I do not think many of the people on IRC will really chat with a boy in Zimbabwe who wants to write.
The next day I won’t be giving a talk anywhere, unless you count climbing up the fire escape to the roof and braying at the moon in an effort to beat my insomnia. Because I am one of those insignificant Internet people and there isn’t so much as a sliver of hope that I’ll be able to formulate any meaningful thoughts on a screen. The best thing I write is bound to be insignificant because it isn’t bound in buckram. So there is no prize.
Maybe I will talk with myself, underneath the blankets with the billowing wool. Zimbabwe will be on my mind as I look at my mildly expectant fingers reaching onto the laptop and try to tell them to stop because Doris Lessing said that it wasn’t good enough.
I do my best. My fingers are not polite.
I’m sure that there are other people out there with fingers like mine and that some of these mysterious strangers with laptops will win prizes.
Then the talk with myself will be over. Maybe my super will call the police. Maybe I’ll be evicted for all the loud noise. Maybe nobody will care. After beating myself up for not knowing anybody in Zimbabwe, and being too lazy to try and contact anybody in Zimbabwe, I shall go down to my local bodega and try to talk with some of the people in my neighborhood. I will ask them if they know anybody in Zimbabwe and they will tell me to either buy something or fuck off. And I shall return to the bed and the blankets with billowing wool and the laptop, and it will all remain inane and insignificant.
We are in a fragmenting culture, where meeting somebody from Zimbabwe was once a sure thing if you had a lot of expendable income and you were 88 years old and you felt like bitching at someone because you weren’t quite dead yet. This is no longer possible. In this culture, we can celebrate writers like Doris Lessing, who make silly generalizations about people who work with computers being incapable of reading and sound like utter loons. And it all sounds important because it’s delivered in front of the Nobel Foundation and because it’s Doris Lessing saying these words.
I remember a day in 1980 when Carter was still President and there was a nest of singing birds. Should I tell you the rest of this story? No. Because writers are made in Zimbabwe. And I grew up in California. I was not a black boy. I’m so sorry.

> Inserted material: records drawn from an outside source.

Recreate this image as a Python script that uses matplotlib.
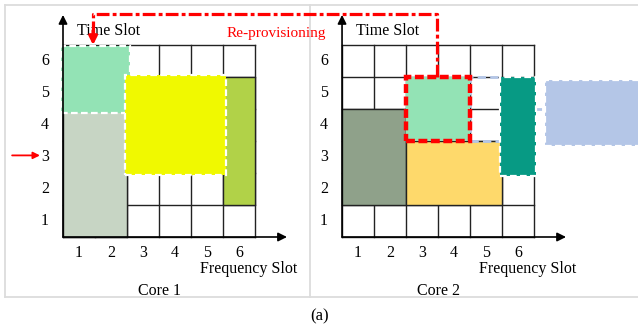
import matplotlib
matplotlib.use("Agg")
import matplotlib.pyplot as plt
from matplotlib.patches import Rectangle

plt.rcParams['font.family'] = ['Liberation Serif', 'DejaVu Serif']

# ---- data (slot units: frequency start, time start, width, height) ----
n_freq = 6
n_time = 6
freq_ticks = ['1', '2', '3', '4', '5', '6']
time_ticks = ['1', '2', '3', '4', '5', '6']
core_names = ['Core 1', 'Core 2']
core_offsets = [0.0, 8.72]

# core 1 blocks
core1_solid = [  # (f0, t0, w, h, colour)
    (0, 0, 2, 4, '#c7d5c4'),
    (5, 1, 1, 4, '#b1d248'),
]
core1_dashed = [
    (-0.06, 3.87, 2.16, 2.10, '#93e3b5'),
    (1.94, 1.94, 3.15, 3.12, '#f0f900'),
]
# core 2 blocks
core2_solid = [
    (0, 1, 2, 3, '#8fa18a'),
    (2, 1, 3, 2, '#fed96b'),
]
core2_dashed = [
    (4.95, 1.90, 1.10, 3.10, '#079a84'),
    (6.34, 2.84, 3.30, 2.06, '#b4c6e7'),
]
core2_moved = (2, 3, 2, 2, '#93e3b5')      # re-provisioned block (red border)
core2_ghost = (4, 3, 1, 2)                  # light-blue dashed outline

W, H = 638, 327
fig = plt.figure(figsize=(W / 100, H / 100), dpi=100)
ax = fig.add_axes([0, 0, 1, 1])
px = 32.0
ax.set_xlim(-63 / px, (W - 63) / px)
ax.set_ylim((237 - H) / px, 237 / px)
ax.axis('off')

serif = 11.5

# panel frames
left, right, top, bottom, sep = -1.81, 18.5, 7.25, -1.875, 7.72
fc = '#dcdcdc'
ax.plot([left, right], [top, top], color=fc, lw=1.3, zorder=0)
ax.plot([left, right], [bottom, bottom], color=fc, lw=1.3, zorder=0)
ax.plot([left, left], [bottom, top], color=fc, lw=1.3, zorder=0)
ax.plot([sep, sep], [bottom, top], color=fc, lw=1.3, zorder=0)

for ci, off in enumerate(core_offsets):
    # grid
    for i in range(n_freq + 1):
        ax.plot([off + i, off + i], [0, n_time], color='#222222', lw=1.0, zorder=1)
    for j in range(n_time + 1):
        ax.plot([off, off + n_freq], [j, j], color='#222222', lw=1.0, zorder=1)
    # axes arrows
    ax.annotate('', xy=(off, 6.94), xytext=(off, 0),
                arrowprops=dict(arrowstyle='-|>', color='black', lw=1.2,
                                mutation_scale=13, shrinkA=0, shrinkB=0), zorder=6)
    ax.annotate('', xy=(off + 7.0, 0), xytext=(off, 0),
                arrowprops=dict(arrowstyle='-|>', color='black', lw=1.2,
                                mutation_scale=13, shrinkA=0, shrinkB=0), zorder=6)
    # tick labels
    for k, lab in enumerate(freq_ticks):
        ax.text(off + k + 0.5, -0.5, lab, ha='center', va='center', fontsize=serif)
    for k, lab in enumerate(time_ticks):
        ax.text(off - 0.56, k + 0.5, lab, ha='center', va='center', fontsize=serif)
    ax.text(off + 0.44, 6.44, 'Time Slot', ha='left', va='center', fontsize=serif)
    ax.text(off + 4.27, -1.0, 'Frequency Slot', ha='left', va='center', fontsize=serif)
    ax.text(off + 3.0, -1.69, core_names[ci], ha='center', va='center', fontsize=serif)


def draw_solid(blocks, off):
    for f0, t0, w, h, c in blocks:
        ax.add_patch(Rectangle((off + f0, t0), w, h, facecolor=c,
                               edgecolor='#222222', lw=1.0, zorder=2))


def draw_dashed(blocks, off, z=3):
    for f0, t0, w, h, c in blocks:
        ax.add_patch(Rectangle((off + f0, t0), w, h, facecolor=c, edgecolor='none', zorder=z))
        ax.add_patch(Rectangle((off + f0, t0), w, h, facecolor='none',
                               edgecolor='white', lw=1.6, ls=(0, (3, 1.5)), zorder=z))


o1, o2 = core_offsets
draw_solid(core1_solid, o1)
draw_dashed(core1_dashed, o1)
draw_solid(core2_solid, o2)

# ghost outline (light blue dashed)
gf, gt, gw, gh = core2_ghost
ax.add_patch(Rectangle((o2 + gf, gt), gw, gh, facecolor='none', edgecolor='#b4c6e7',
                       lw=2.0, ls=(0, (3, 1.5)), zorder=2.5))
draw_dashed(core2_dashed, o2)
# connector between teal and light-blue block
ax.plot([o2 + 6.05, o2 + 6.34], [4.0, 4.0], color='#b4c6e7', lw=2.0,
        ls=(0, (2, 1.5)), zorder=2.5)

# re-provisioned block
mf, mt, mw, mh, mc = core2_moved
ax.add_patch(Rectangle((o2 + mf, mt), mw, mh, facecolor=mc, edgecolor='none', zorder=3))
ax.add_patch(Rectangle((o2 + mf, mt), mw, mh, facecolor='none', edgecolor='#ff0000',
                       lw=3.2, ls=(0, (2, 0.8)), zorder=4))

# re-provisioning path
path_f = [o2 + 2.97, o2 + 2.97, o1 + 0.94, o1 + 0.94]
path_t = [5.0, 6.97, 6.97, 6.35]
ax.plot(path_f, path_t, color='#ff0000', lw=2.3, ls=(0, (4, 1, 1.2, 1)), zorder=5)
ax.annotate('', xy=(o1 + 0.94, 6.0), xytext=(o1 + 0.94, 6.45),
            arrowprops=dict(arrowstyle='-|>', color='#ff0000', lw=2.3,
                            mutation_scale=12, shrinkA=0, shrinkB=0), zorder=6)
ax.text(o1 + 6.66, 6.37, 'Re-provisioning', color='#ff0000', ha='center',
        va='center', fontsize=11)

# small red arrow pointing at slot 3
ax.annotate('', xy=(o1 - 0.72, 2.55), xytext=(o1 - 1.59, 2.55),
            arrowprops=dict(arrowstyle='-|>', color='#ff0000', lw=1.3,
                            mutation_scale=10, shrinkA=0, shrinkB=0), zorder=6)

ax.text(8.03, -2.47, '(a)', ha='center', va='center', fontsize=12)

fig.savefig('out.png', dpi=100)
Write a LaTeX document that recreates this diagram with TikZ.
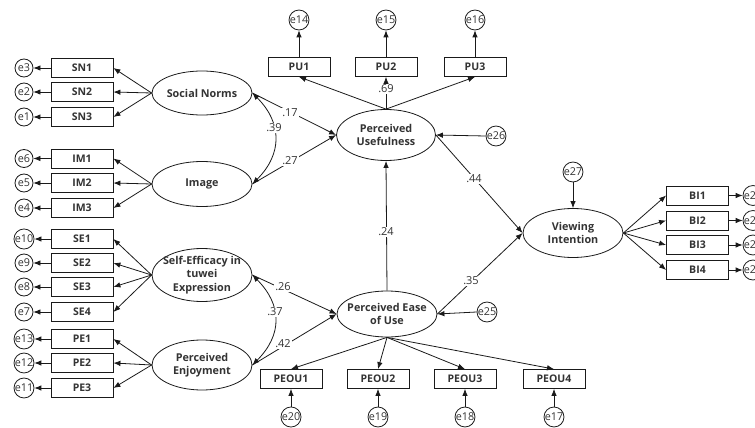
\documentclass[tikz,border=0pt]{standalone}
\usepackage{fontspec}
\setmainfont{Open Sans}
\usetikzlibrary{shapes.geometric,arrows.meta}
\definecolor{txt}{HTML}{333333}
\definecolor{ln}{HTML}{1A1A1A}
\begin{document}
\begin{tikzpicture}[x=1pt,y=-1pt,
  lat/.style={draw=ln, line width=0.8pt, ellipse, minimum width=100pt, minimum height=48pt, inner sep=0pt},
  lt/.style={inner sep=0pt, align=center, font=\fontsize{10.8}{13.2}\selectfont\bfseries, text=txt},
  obs/.style={draw=ln, line width=0.8pt, rectangle, minimum width=62pt, minimum height=19pt, inner sep=0pt, font=\fontsize{10.5}{12}\selectfont\bfseries, text=txt},
  err/.style={draw=ln, line width=0.8pt, circle, minimum size=18pt, inner sep=0pt, font=\fontsize{10.8}{11}\selectfont, text=txt},
  coef/.style={fill=white, inner sep=1pt, font=\fontsize{11}{12}\selectfont, text=txt},
  arr/.style={draw=ln, line width=0.8pt, -{Latex[length=7pt,width=5.5pt]}},
  dbl/.style={draw=ln, line width=0.8pt, {Latex[length=7pt,width=5.5pt]}-{Latex[length=7pt,width=5.5pt]}}
]
\useasboundingbox (0,0) rectangle (755,428);

% latent variables
\node[lat, minimum height=44pt] (sn) at (202,93) {};
\node[lt] (snt) at (sn) {Social Norms};
\node[lat, minimum height=45pt] (im) at (202,184) {};
\node[lt] (imt) at (im) {Image};
\node[lat, minimum height=53pt] (se) at (202,275) {};
\node[lt] (set) at (se) {Self-Efficacy in\\tuwei\\Expression};
\node[lat, minimum height=50pt] (pe) at (202,365) {};
\node[lt] (pet) at (pe) {Perceived\\Enjoyment};
\node[lat, minimum height=51pt, minimum width=99pt] (pu) at (386,135) {};
\node[lt] (put) at (pu) {Perceived\\Usefulness};
\node[lat, minimum height=46pt] (peou) at (387,314) {};
\node[lt] (peout) at (peou) {Perceived Ease\\of Use};
\node[lat, minimum height=49pt] (vi) at (573,233) {};
\node[lt] (vit) at (vi) {Viewing\\Intention};

% left indicators
\node[obs] (sn1) at (82,68) {SN1};
\node[obs] (sn2) at (82,92) {SN2};
\node[obs] (sn3) at (82,117) {SN3};
\node[obs] (im1) at (82,158.5) {IM1};
\node[obs] (im2) at (82,183) {IM2};
\node[obs] (im3) at (82,208) {IM3};
\node[obs] (se1) at (82,239) {SE1};
\node[obs] (se2) at (82,263) {SE2};
\node[obs] (se3) at (82,287) {SE3};
\node[obs] (se4) at (82,312) {SE4};
\node[obs] (pe1) at (82,339) {PE1};
\node[obs] (pe2) at (82,363) {PE2};
\node[obs] (pe3) at (82,388) {PE3};

\node[err] (e3) at (24,68) {e3};
\node[err] (e2) at (24,92) {e2};
\node[err] (e1) at (24,117) {e1};
\node[err] (e6) at (24,158.5) {e6};
\node[err] (e5) at (24,183) {e5};
\node[err] (e4) at (24,208) {e4};
\node[err] (e10) at (24,239) {e10};
\node[err] (e9) at (24,263) {e9};
\node[err] (e8) at (24,287) {e8};
\node[err] (e7) at (24,312) {e7};
\node[err] (e13) at (24,339) {e13};
\node[err] (e12) at (24,363) {e12};
\node[err] (e11) at (24,388) {e11};

% PU indicators
\node[obs] (pu1) at (299,67) {PU1};
\node[obs] (pu2) at (386,67) {PU2};
\node[obs] (pu3) at (475,67) {PU3};
\node[err] (e14) at (299,20) {e14};
\node[err] (e15) at (386,20) {e15};
\node[err] (e16) at (475,20) {e16};
\node[err] (e26) at (496,136) {e26};

% PEOU indicators
\node[obs] (peou1) at (291,379) {PEOU1};
\node[obs] (peou2) at (378,379) {PEOU2};
\node[obs] (peou3) at (465,379) {PEOU3};
\node[obs] (peou4) at (554,379) {PEOU4};
\node[err] (e20) at (291,417) {e20};
\node[err] (e19) at (378,417) {e19};
\node[err] (e18) at (465,417) {e18};
\node[err] (e17) at (554,417) {e17};
\node[err] (e25) at (487,312) {e25};

% VI indicators
\node[err] (e27) at (573,172) {e27};
\node[obs] (bi1) at (697.5,195.5) {BI1};
\node[obs] (bi2) at (697.5,220.5) {BI2};
\node[obs] (bi3) at (697.5,245) {BI3};
\node[obs] (bi4) at (697.5,270) {BI4};
\node[err] (e21) at (753,195.5) {e21};
\node[err] (e22) at (753,220.5) {e22};
\node[err] (e23) at (753,245) {e23};
\node[err] (e24) at (753,270) {e24};

% measurement arrows (left)
\foreach \l/\o/\e in {sn/sn1/e3, sn/sn2/e2, sn/sn3/e1, im/im1/e6, im/im2/e5, im/im3/e4,
  se/se1/e10, se/se2/e9, se/se3/e8, se/se4/e7, pe/pe1/e13, pe/pe2/e12, pe/pe3/e11} {
  \draw[arr] (\l.west) -- (\o.east);
  \draw[arr] (\o.west) -- (\e.east);
}
% PU
\foreach \o/\e in {pu1/e14, pu2/e15, pu3/e16} {
  \draw[arr] (pu.north) -- (\o.south);
  \draw[arr] (\o.north) -- (\e.south);
}
\draw[arr] (e26.west) -- (pu.east);
% PEOU
\foreach \o/\e in {peou1/e20, peou2/e19, peou3/e18, peou4/e17} {
  \draw[arr] (peou.south) -- (\o.north);
  \draw[arr] (\e.north) -- (\o.south);
}
\draw[arr] (e25.west) -- (peou.east);
% VI
\foreach \o/\e in {bi1/e21, bi2/e22, bi3/e23, bi4/e24} {
  \draw[arr] (vi.east) -- (\o.west);
  \draw[arr] (\o.east) -- (\e.west);
}
\draw[arr] (e27.south) -- (vi.north);

% structural paths
\draw[arr] (sn.east) -- (pu.west);
\draw[arr] (im.east) -- (pu.west);
\draw[arr] (se.east) -- (peou.west);
\draw[arr] (pe.east) -- (peou.west);
\draw[arr] (peou.north) -- (pu.south);
\draw[arr] (pu.east) -- (vi.west);
\draw[arr] (peou.east) -- (vi.west);

% correlations
\draw[dbl] (sn.east) .. controls +(30,30) and +(30,-30) .. (im.east);
\draw[dbl] (se.east) .. controls +(30,30) and +(30,-30) .. (pe.east);

% coefficients
\node[coef] (c17) at (290,113) {.17};
\node[coef] (c27) at (290,161) {.27};
\node[coef] (c39) at (274,128) {.39};
\node[coef] (c26) at (283,287) {.26};
\node[coef] (c37) at (275,312) {.37};
\node[coef] (c42) at (283,344) {.42};
\node[coef] (c69) at (386,89) {.69};
\node[coef] (c24) at (386,232) {.24};
\node[coef] (c44) at (474,179) {.44};
\node[coef] (c35) at (471,281) {.35};
\end{tikzpicture}
\end{document}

Despite this difficulty, I became some third-rate writer. And we should also remember that I became a third-rate writer not in Zimbabwe, but in Brooklyn, a place where there are too many writers. In one or two generations, there may even be more people from Zimbabwe in Brooklyn than there are writers. I do not shed any tears over this fact. This is the way of things.
If I do not leave the bed soon, I will be a poor girl trudging through the dirt, dreaming of an education for my children, should I lack the foresight not to spawn. I think I shall stay in bed and not eat for three days. I’ll think of the children. I’ll think of Zimbabwe. Then I’ll think of Doris Lessing and ask myself whether she banged out her speech in a few hours or whether this was just an easy way to get the Nobel ceremonies over with.